Diese Aktualität hat uns erstmal erschreckt. Natürlich kommt die Serie zu einer besonderen Zeit. Aber ich fände es geradezu obszön, damit jetzt Werbung zu machen. Unsere erste Überschrift, als wir mit der Arbeit an der Serie begonnen haben, war immer: Zärtlichkeit. Wir erzählen mit Vorsicht und Zärtlichkeit vom Grauen. Dieses entsteht ausschließlich durch die Schilderungen der Zeuginnen und Zeugen – im Kopf der Zuschauenden. In der Serie erzählen wir übergeordnet davon, wohin Rassismus, Ausgrenzung und Antisemitismus in nur zwölf Jahren führen können. 

Sie haben in Polen gedreht, nicht weit von Auschwitz entfernt.
In Krakau und Kattowitz. Die Gedenkstätte ist eine gute Stunde entfernt, Cast und Crew sind alle hingefahren.

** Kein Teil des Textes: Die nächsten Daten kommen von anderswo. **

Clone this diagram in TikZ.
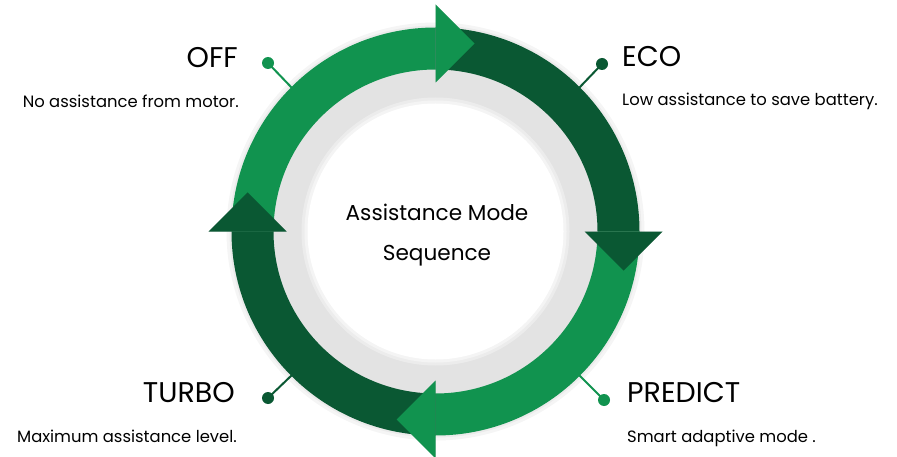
\documentclass[tikz,border=0pt]{standalone}
\usepackage{fontspec}
\setmainfont{Poppins}
\usetikzlibrary{calc}
\definecolor{lightg}{HTML}{11934F}
\definecolor{darkg}{HTML}{0A5833}
\definecolor{ringgray}{HTML}{E3E3E3}
\tikzset{
  title/.style={inner sep=0pt, font=\fontsize{28.5}{28.5}\selectfont, text=black},
  desc/.style={inner sep=0pt, font=\fontsize{16.4}{16.4}\selectfont, text=black},
  ctext/.style={inner sep=0pt, font=\fontsize{21.6}{21.6}\selectfont, text=black},
  dot/.style={circle, inner sep=0pt, minimum size=12pt},
  stem/.style={line width=2pt},
}
\begin{document}
\begin{tikzpicture}[x=1pt,y=1pt]
\useasboundingbox (0,0) rectangle (897,456);
\coordinate (c) at (435.5,224.5);
% faint outer shadow
\fill[black,opacity=0.04] (c) circle[radius=209];
\fill[black,opacity=0.04] (c) circle[radius=206];
% gray ring and white centre with soft edge
\fill[ringgray] (c) circle[radius=163];
\fill[white,opacity=0.35] (c) circle[radius=134];
\fill[white,opacity=0.45] (c) circle[radius=131];
\fill[white] (c) circle[radius=128];
% arc bodies
\fill[lightg] ($(c)+(180:204)$) arc[start angle=180,end angle=90,radius=204]
  -- ($(c)+(90:162)$) arc[start angle=90,end angle=180,radius=162] -- cycle;
\fill[darkg] ($(c)+(90:204)$) arc[start angle=90,end angle=0,radius=204]
  -- ($(c)+(0:162)$) arc[start angle=0,end angle=90,radius=162] -- cycle;
\fill[lightg] ($(c)+(0:204)$) arc[start angle=0,end angle=-90,radius=204]
  -- ($(c)+(-90:162)$) arc[start angle=-90,end angle=0,radius=162] -- cycle;
\fill[darkg] ($(c)+(-90:204)$) arc[start angle=-90,end angle=-180,radius=204]
  -- ($(c)+(-180:162)$) arc[start angle=-180,end angle=-90,radius=162] -- cycle;
% arrow heads (with faint shadow)
\begin{scope}[shift={(1.5,-1.5)}]
\fill[black,opacity=0.15] ($(c)+(0,227)$) -- ($(c)+(39,188)$) -- ($(c)+(0,149)$) -- cycle;
\fill[black,opacity=0.15] ($(c)+(227,0)$) -- ($(c)+(188,-39)$) -- ($(c)+(149,0)$) -- cycle;
\fill[black,opacity=0.15] ($(c)+(0,-227)$) -- ($(c)+(-39,-188)$) -- ($(c)+(0,-149)$) -- cycle;
\fill[black,opacity=0.15] ($(c)+(-227,0)$) -- ($(c)+(-188,39)$) -- ($(c)+(-149,0)$) -- cycle;
\end{scope}
\fill[lightg] ($(c)+(0,227)$) -- ($(c)+(39,188)$) -- ($(c)+(0,149)$) -- cycle;
\fill[darkg] ($(c)+(227,0)$) -- ($(c)+(188,-39)$) -- ($(c)+(149,0)$) -- cycle;
\fill[lightg] ($(c)+(0,-227)$) -- ($(c)+(-39,-188)$) -- ($(c)+(0,-149)$) -- cycle;
\fill[darkg] ($(c)+(-227,0)$) -- ($(c)+(-188,39)$) -- ($(c)+(-149,0)$) -- cycle;
% centre text
\node[ctext, anchor=base] (ct1) at (437,236) {Assistance Mode};
\node[ctext, anchor=base] (ct2) at (437,196) {Sequence};
% ring anchor points
\coordinate (pOff) at ($(c)+(135:203)$);
\coordinate (pEco) at ($(c)+(45:203)$);
\coordinate (pPre) at ($(c)+(-45:203)$);
\coordinate (pTur) at ($(c)+(-135:203)$);
% dots and stems
\node[dot, fill=lightg] (dOff) at (268,393) {};
\node[dot, fill=darkg] (dEco) at (602,392) {};
\node[dot, fill=lightg] (dPre) at (604,56) {};
\node[dot, fill=darkg] (dTur) at (268,58) {};
\draw[stem, lightg] (dOff.center) -- (pOff);
\draw[stem, darkg] (dEco.center) -- (pEco);
\draw[stem, lightg] (dPre.center) -- (pPre);
\draw[stem, darkg] (dTur.center) -- (pTur);
% labels
\node[title, anchor=base east] (tOff) at (238,388) {OFF};
\node[desc, anchor=base east] (sOff) at (239,348) {No assistance from motor.};
\node[title, anchor=base west] (tEco) at (622,389) {ECO};
\node[desc, anchor=base west] (sEco) at (622,350) {Low assistance to save battery.};
\node[title, anchor=base east] (tTur) at (235,54) {TURBO};
\node[desc, anchor=base east] (sTur) at (237,14) {Maximum assistance level.};
\node[title, anchor=base west] (tPre) at (627,54) {PREDICT};
\node[desc, anchor=base west] (sPre) at (627,14) {Smart adaptive mode .};
\end{tikzpicture}
\end{document}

Ein Großteil der Crew war polnisch. Darunter befanden sich auch EnkelInnen von Opfern. Wir haben einige sehr berührende Gespräche geführt und ich bin dankbar, dass wir die Serie gemeinsam drehen konnten.

In der Wirtsfamilie Bruhns, deren "Deutsches Haus" der Serie den Namen gegeben hat, verdichten Sie eine Vielzahl deutscher Schicksale. Selbst der kleine Junge muss permanent Krieg spielen. Auf mich hat das etwas gewollt gewirkt. 
Wenn Sie bei einer beliebigen Familie genauer hinducken, werden sie all das finden. Selbstverständlich ist das verdichtet, es geht aber auch um fünf Stunden Erzählzeit. Und es ist auch Unterhaltung, da muss man dramatisieren – sonst schläft man ja ein. Der Zug muss auch ordentlich Zug haben, damit man einsteigt und gerne mitfährt.